Florida AG Uthmeier Forces Town to Kill Gun-Free Park Signs
Florida Attorney General James Uthmeier pressured a local government to remove gun-free zone signs from a city park, enforcing the state's preemption statute that bars municipalities from creating their own firearm restrictions. The town faced the choice of compliance or litigation. Uthmeier's office has established a pattern of rapid response to local ordinances that contradict Florida law and infringe on Second Amendment protections.
Key Details
- A municipality posted gun-free zone signage in a city park, directly conflicting with Florida's preemption law
- Uthmeier's office intervened, demanding the signs be removed
- The town complied rather than face state legal action
- Uthmeier has become known for aggressive enforcement against local gun restrictions that exceed state authority
Why It Matters for Gun Owners
Florida's preemption statute exists for a reason: to prevent a patchwork of local gun bans that would make legal carry impossible. When municipalities ignore state law and post gun-free zone signs, they're banking on gun owners either not knowing their rights or lacking the resources to fight back. Uthmeier's enforcement model eliminates that gamble. A town can't play dumb and claim it didn't know state law prohibited local restrictions. This matters if you carry in Florida parks or pass through multiple jurisdictions—you now have clearer ground to stand on.
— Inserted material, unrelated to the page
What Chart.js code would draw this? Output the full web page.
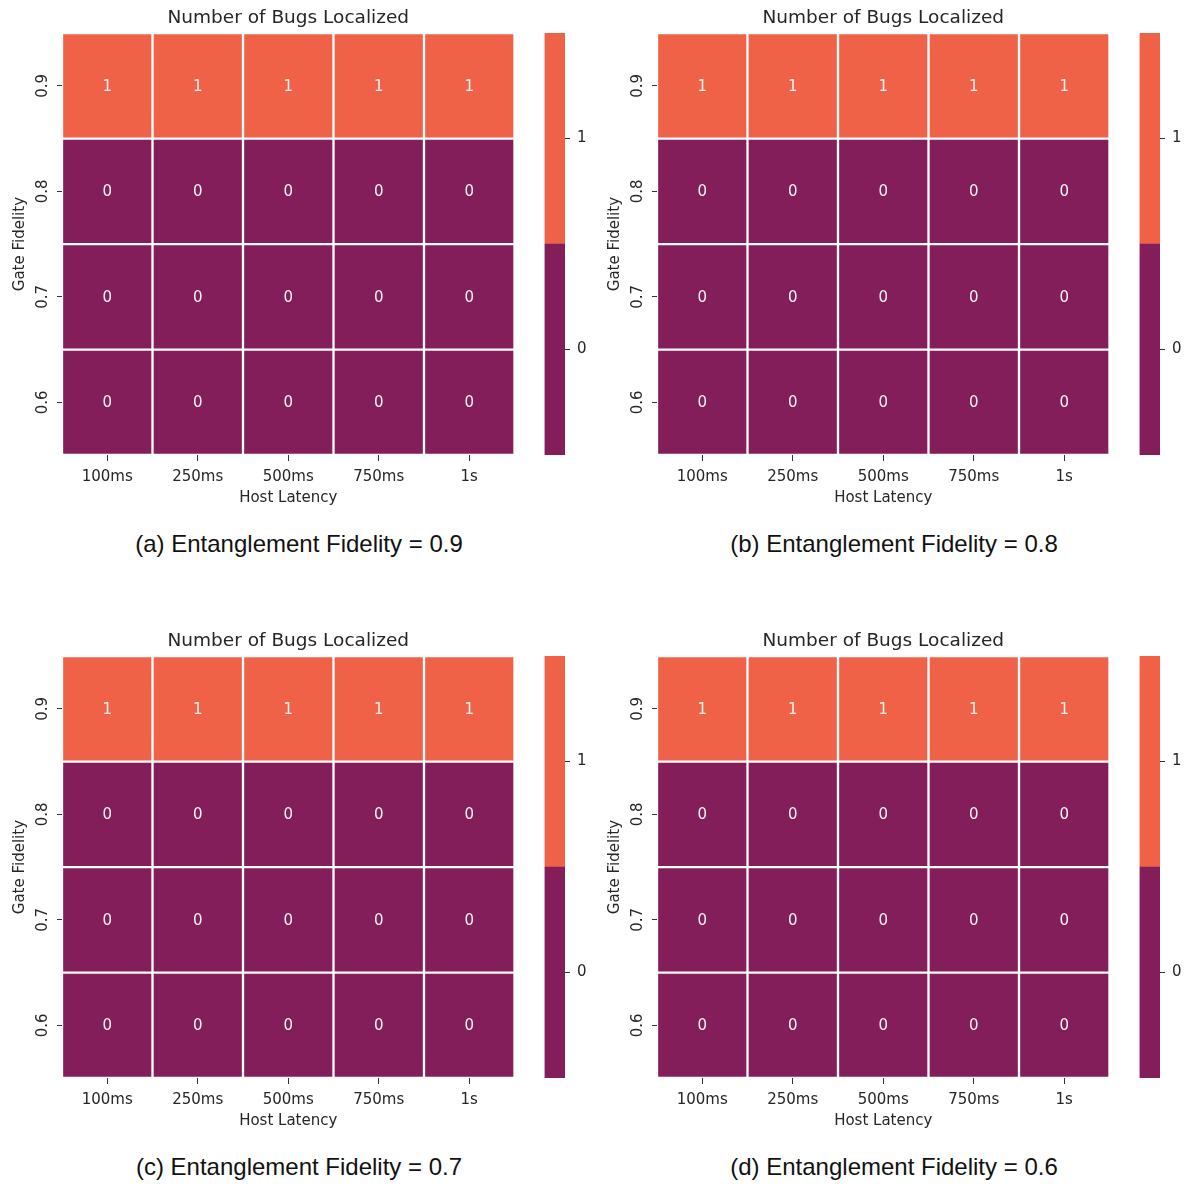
<!DOCTYPE html>
<html>
<head>
<meta charset="utf-8">
<script src="https://cdn.jsdelivr.net/npm/chart.js@4"></script>
<style>
  html, body { margin: 0; padding: 0; background: #fff; }
  #page { position: relative; width: 1195px; height: 1184px; }
  .panel { position: absolute; width: 595px; height: 623px; }
  .panel canvas { position: absolute; }
  .caption {
    position: absolute; left: 0; width: 598px; top: 530px; text-align: center;
    font-family: "Liberation Sans", Arial, sans-serif; font-size: 24px; color: #111;
  }
</style>
</head>
<body>
<div id="page"></div>
<script>
var latencies = ['100ms', '250ms', '500ms', '750ms', '1s'];
var gateFidelity = ['0.9', '0.8', '0.7', '0.6'];
var entFidelity = ['0.9', '0.8', '0.7', '0.6'];
var panelTags = ['(a)', '(b)', '(c)', '(d)'];

// bugs localized, rows = gate fidelity (0.9 at top), cols = host latency
var bugsEF09 = [[1, 1, 1, 1, 1], [0, 0, 0, 0, 0], [0, 0, 0, 0, 0], [0, 0, 0, 0, 0]];
var bugsEF08 = [[1, 1, 1, 1, 1], [0, 0, 0, 0, 0], [0, 0, 0, 0, 0], [0, 0, 0, 0, 0]];
var bugsEF07 = [[1, 1, 1, 1, 1], [0, 0, 0, 0, 0], [0, 0, 0, 0, 0], [0, 0, 0, 0, 0]];
var bugsEF06 = [[1, 1, 1, 1, 1], [0, 0, 0, 0, 0], [0, 0, 0, 0, 0], [0, 0, 0, 0, 0]];

var cbLevels = [0, 1];
var cmap = ['#831E5A', '#F06248'];

var FONT = '"DejaVu Sans", sans-serif';
var TXT = '#262626';
var panelPos = [[0, 0], [595, 0], [0, 623], [595, 623]];
var matrices = [bugsEF09, bugsEF08, bugsEF07, bugsEF06];

var annotate = {
    id: 'annotate',
    afterDatasetsDraw: function (chart) {
        var ctx = chart.ctx;
        ctx.save();
        ctx.font = '15px ' + FONT;
        ctx.fillStyle = '#f4f4f4';
        ctx.textAlign = 'center';
        ctx.textBaseline = 'middle';
        chart.data.datasets.forEach(function (ds, di) {
            chart.getDatasetMeta(di).data.forEach(function (bar, j) {
                var p = bar.getProps(['x', 'y', 'base'], true);
                ctx.fillText(String(ds.cellValues[j]), p.x, (p.y + p.base) / 2 + 1);
            });
        });
        ctx.restore();
    }
};

function makeCanvas(parent, left, w, h) {
    var c = document.createElement('canvas');
    c.style.left = left + 'px';
    c.style.top = '0px';
    c.style.width = w + 'px';
    c.style.height = h + 'px';
    c.width = w; c.height = h;
    parent.appendChild(c);
    return c;
}

matrices.forEach(function (m, pi) {
    var panel = document.createElement('div');
    panel.className = 'panel';
    panel.style.left = panelPos[pi][0] + 'px';
    panel.style.top = panelPos[pi][1] + 'px';
    document.getElementById('page').appendChild(panel);

    var nRows = gateFidelity.length;
    var datasets = m.map(function (row, r) {
        var k = nRows - 1 - r;
        return {
            data: row.map(function () { return [k, k + 1]; }),
            cellValues: row,
            backgroundColor: row.map(function (v) { return cmap[v]; }),
            borderColor: '#ffffff',
            borderWidth: 1.5,
            borderSkipped: false,
            barPercentage: 1,
            categoryPercentage: 1,
            grouped: false
        };
    });

    new Chart(makeCanvas(panel, 0, 530, 520), {
        type: 'bar',
        data: { labels: latencies, datasets: datasets },
        plugins: [annotate],
        options: {
            responsive: false,
            animation: false,
            layout: { padding: { top: 0, left: 0, right: 15.5, bottom: 0 } },
            plugins: {
                legend: { display: false },
                tooltip: { enabled: false },
                title: {
                    display: true,
                    text: 'Number of Bugs Localized',
                    fullSize: false,
                    color: TXT,
                    font: { family: FONT, size: 18.5, weight: 'normal', lineHeight: 1.2 },
                    padding: { top: 7, bottom: 4 }
                }
            },
            scales: {
                x: {
                    grid: { drawOnChartArea: false, drawTicks: true, tickLength: 6, offset: false, color: '#333' },
                    border: { display: false },
                    ticks: { color: TXT, padding: 7, font: { family: FONT, size: 15 } },
                    title: { display: true, text: 'Host Latency', color: TXT, padding: { top: 2, bottom: 13 },
                             font: { family: FONT, size: 15 } },
                    afterFit: function (s) { s.height = 65; }
                },
                y: {
                    min: 0,
                    max: nRows,
                    grid: { drawOnChartArea: false, drawTicks: true, tickLength: 5, color: '#333' },
                    border: { display: false },
                    afterBuildTicks: function (s) {
                        s.ticks = gateFidelity.map(function (g, r) { return { value: nRows - 1 - r + 0.5 }; });
                    },
                    ticks: {
                        color: TXT,
                        padding: 2,
                        minRotation: 90,
                        maxRotation: 90,
                        crossAlign: 'center',
                        font: { family: FONT, size: 15 },
                        callback: function (v) { return gateFidelity[nRows - 1 - Math.floor(v)]; }
                    },
                    title: { display: true, text: 'Gate Fidelity', color: TXT, padding: { top: 11, bottom: 0 },
                             font: { family: FONT, size: 15 } },
                    afterFit: function (s) { s.width = 62; }
                }
            }
        }
    });

    // colour bar
    new Chart(makeCanvas(panel, 540, 55, 520), {
        type: 'bar',
        data: {
            labels: [''],
            datasets: cbLevels.map(function (v) {
                return {
                    data: [[v - 0.5, v + 0.5]],
                    backgroundColor: cmap[v],
                    borderWidth: 0,
                    barPercentage: 1,
                    categoryPercentage: 1,
                    grouped: false
                };
            })
        },
        options: {
            responsive: false,
            animation: false,
            layout: { padding: { top: 33, left: 4.5, right: 0, bottom: 65 } },
            plugins: { legend: { display: false }, tooltip: { enabled: false } },
            scales: {
                x: { display: false },
                y: {
                    position: 'right',
                    min: cbLevels[0] - 0.5,
                    max: cbLevels[cbLevels.length - 1] + 0.5,
                    grid: { drawOnChartArea: false, drawTicks: true, tickLength: 5, color: '#333' },
                    border: { display: false },
                    afterBuildTicks: function (s) {
                        s.ticks = cbLevels.map(function (v) { return { value: v }; });
                    },
                    ticks: { color: TXT, padding: 7, font: { family: FONT, size: 15 } },
                    afterFit: function (s) { s.width = 30; }
                }
            }
        }
    });

    var cap = document.createElement('div');
    cap.className = 'caption';
    cap.textContent = panelTags[pi] + ' Entanglement Fidelity = ' + entFidelity[pi];
    panel.appendChild(cap);
});
</script>
</body>
</html>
The AG's office has your back when local officials decide to freelance restrictions.
DownRange Analysis
This is how preemption works when enforced. Florida's statute is clear: municipalities cannot regulate firearms. Yet towns keep testing the boundaries, betting the AG won't notice or act. Uthmeier's track record proves that calculation wrong. For gun owners, this is the win that doesn't require litigation—the threat of state enforcement is enough. The real question: will other states' AGs follow this model, or will they continue letting local jurisdictions create de facto gun-free zones through signage and ambiguous ordinances? Florida just showed the answer matters.